Today, Housing First Charlotte-Mecklenburg is holding a celebration at 10 a.m. to announce the expansion of Moore Place from 85 apartments to 120. Moore Place is a housing complex at 2435 Lucena St. for people who have been homeless. Liz Clasen-Kelly, associate executive director of policy and outreach at the Urban Ministry Center, said that a nurse, psychiatrist and six social workers are on site at Moore Place, which is part of a new approach to end homelessness.
Clasen-Kelly explained how Charlotte community leaders have been talking about how to end homelessness for the past decade. In 2014, Center City Partners took action by convening 27 key organizations with interests in ending homelessness in Charlotte. The group formed Housing First Charlotte-Mecklenburg and adopted the national model, Housing First.
The Housing First philosophy states that a person needs both ‘housing + supports’ to be successful. Through this model, individuals are given housing while receiving the help they need with addictions, mental health and other issues. This approach is radically different from an older model called “housing readiness” when a person had to be clean and sober before being considered for housing.
Housing First Charlotte-Mecklenburg set a goal of obliterating chronic homelessness in the Queen City by Dec. 31, 2016. Currently, there are approximately 450 chronically homeless people on record. By definition, a chronically homeless person has a disabling condition, and has been homeless one year or more or has had at least four episodes of homelessness in the past three years.

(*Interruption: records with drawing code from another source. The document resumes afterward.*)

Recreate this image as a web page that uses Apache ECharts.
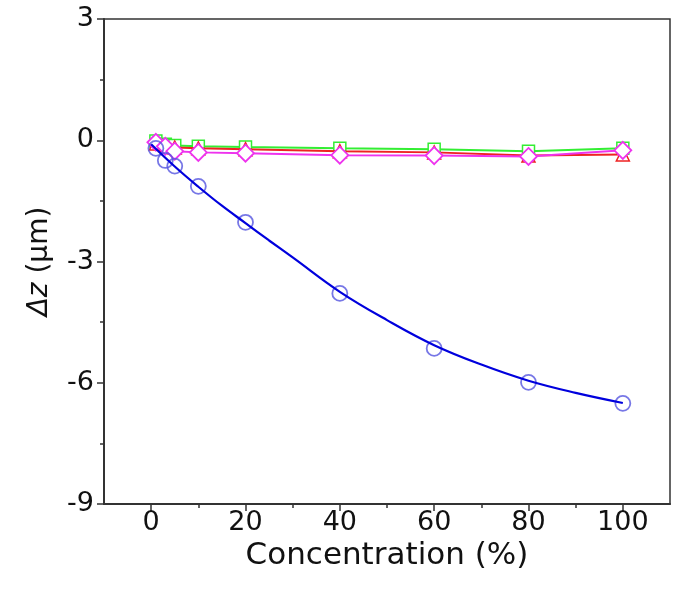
<!DOCTYPE html>
<html>
<head>
<meta charset="utf-8">
<script src="https://cdn.jsdelivr.net/npm/echarts@6/dist/echarts.min.js"></script>
<style>
html,body{margin:0;padding:0;background:#fff;}
#chart{width:675px;height:599px;}
</style>
</head>
<body>
<div id="chart"></div>
<script>
// Data
var concX = [1, 3, 5, 10, 20, 40, 60, 80, 100];
var blueCircles = [-0.2, -0.5, -0.64, -1.14, -2.03, -3.79, -5.15, -5.99, -6.51];
var greenSquares = [-0.02, -0.10, -0.13, -0.15, -0.17, -0.2, -0.22, -0.27, -0.2];
var redTriangles = [-0.08, -0.12, -0.18, -0.2, -0.22, -0.27, -0.3, -0.38, -0.35];
var magentaDiamonds = [-0.05, -0.15, -0.27, -0.3, -0.32, -0.37, -0.38, -0.4, -0.25];
var fitX = [0, 5, 10, 15, 20, 25, 30, 40, 50, 60, 70, 80, 90, 100];
var fitY = [-0.1, -0.65, -1.15, -1.62, -2.05, -2.48, -2.9, -3.75, -4.45, -5.07, -5.55, -5.95, -6.25, -6.5];
var xMajorTicks = [0, 20, 40, 60, 80, 100];
var xMinorTicks = [10, 30, 50, 70, 90];

function pairs(xs, ys) { return xs.map(function (x, i) { return [x, ys[i]]; }); }

var FONT = 'DejaVu Sans';
var AXC = '#333';
var chart = echarts.init(document.getElementById('chart'));
chart.setOption({
  animation: false,
  backgroundColor: '#fff',
  grid: { left: 104, top: 19, right: 5, bottom: 95, show: true, borderColor: AXC, borderWidth: 1.5, backgroundColor: 'transparent' },
  xAxis: [{
    type: 'value', min: -10, max: 110,
    name: 'Concentration (%)', nameLocation: 'middle', nameGap: 29,
    nameTextStyle: { fontFamily: FONT, fontSize: 31, color: '#111' },
    axisLine: { show: true, onZero: false, lineStyle: { color: AXC, width: 2 } },
    axisTick: { show: true, customValues: xMajorTicks, length: 7, lineStyle: { color: AXC, width: 1.5 } },
    axisLabel: { customValues: xMajorTicks, fontFamily: FONT, fontSize: 27, color: '#111', margin: 5 },
    splitLine: { show: false }
  }, {
    type: 'value', min: -10, max: 110, position: 'bottom',
    axisLine: { show: false, onZero: false },
    axisTick: { show: true, customValues: xMinorTicks, length: 4, lineStyle: { color: AXC, width: 1.5 } },
    axisLabel: { show: false },
    splitLine: { show: false }
  }],
  yAxis: {
    type: 'value', min: -9, max: 3, interval: 3,
    name: '{i|Δz} (μm)', nameLocation: 'middle', nameGap: 50, nameRotate: 90,
    nameTextStyle: { fontFamily: FONT, fontSize: 28, color: '#111', rich: { i: { fontFamily: FONT, fontSize: 28, fontStyle: 'italic', color: '#111' } } },
    axisLine: { show: true, onZero: false, lineStyle: { color: AXC, width: 2 } },
    axisTick: { show: true, length: 7, lineStyle: { color: AXC, width: 1.5 } },
    minorTick: { show: true, splitNumber: 2, length: 4, lineStyle: { color: AXC, width: 1.5 } },
    axisLabel: { fontFamily: FONT, fontSize: 27, color: '#111', margin: 10 },
    splitLine: { show: false }
  },
  series: [
    {
      type: 'line', data: pairs(concX, greenSquares), symbol: 'rect', symbolSize: 12,
      lineStyle: { color: '#33ee33', width: 2 },
      itemStyle: { color: '#fff', borderColor: '#33ee33', borderWidth: 1.5 }, z: 3
    },
    {
      type: 'line', data: pairs(concX, redTriangles), symbol: 'triangle', symbolSize: 13,
      lineStyle: { color: '#ee2222', width: 2 },
      itemStyle: { color: '#fff', borderColor: '#ee2222', borderWidth: 1.5 }, z: 4
    },
    {
      type: 'line', data: pairs(concX, magentaDiamonds), symbol: 'diamond', symbolSize: 17,
      lineStyle: { color: '#ee33ee', width: 2 },
      itemStyle: { color: '#fff', borderColor: '#ee33ee', borderWidth: 1.8 }, z: 5
    },
    {
      type: 'scatter', data: pairs(concX, blueCircles), symbol: 'circle', symbolSize: 15,
      itemStyle: { color: 'transparent', borderColor: '#5555e0', borderWidth: 1.8 }, z: 6
    },
    {
      type: 'line', data: pairs(fitX, fitY), smooth: 0.4, showSymbol: false,
      lineStyle: { color: '#0000dd', width: 2.2 }, z: 7
    }
  ]
});
</script>
</body>
</html>
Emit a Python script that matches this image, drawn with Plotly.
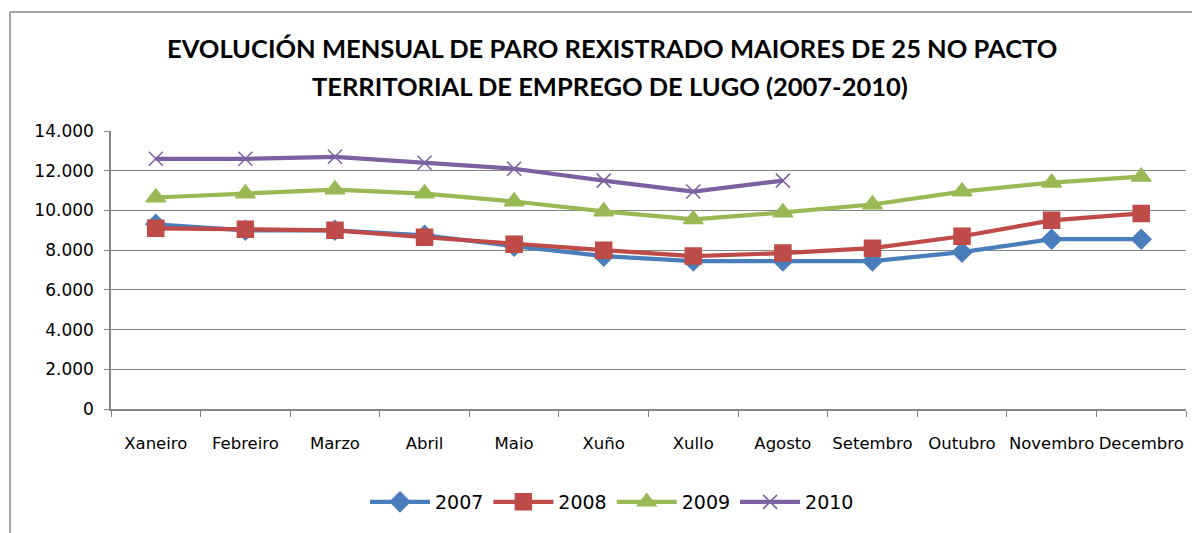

Charlotte Mecklenburg Police Department is one of the organizations that has taken part in these new changes. They have adjusted the way they work with the homeless. Captain Mike Campagna is the commander of Central Patrol Division. He works closely with his officers to change the way they approach situations.
He said, “We started going out to camps for outreach. It could take a year to build a relationship, just saying, ‘hello.’”
CMPD collaborates with the Urban Ministry Center to bring service providers, counselors and medical professionals to these homeless camps. An officer’s first response is to connect an individual to resources rather than hauling them off to jail for activities like trespassing, public urination, panhandling and drunk and disorderly conduct.
“We recognize that living on the streets is a challenge,” Captain Campagna said.
An officer’s main objective when working with someone living on the streets is to connect them to the right resource or organization. It means CMPD officers are taking the time to build trust in the homeless community and ask the right questions.
Often, a homeless person is entitled to funds through their social security, disability or pension. Sometimes they have lost touch with family who are able to help or they need help applying for services.
Campagna said, “It is my goal to expose officers to a more compassionate approach to policing and see the benefits of understanding the underlying issues behind a problem and looking for ways to address it, which oftentimes includes making connections with the large number of resources that are out there.”
Learn about the issues related to homelessness, find ways to help get the homeless population’s voice heard and write to local and state-level representatives about needs and issues.
If you see someone who appears to be homeless, Housing First Charlotte-Mecklenburg has an online form you can fill out. An outreach team will try to make contact with the person.
Become a mentor, help on a move-in team or contribute to the welcome-home kits.
Even a small donation can have an impact.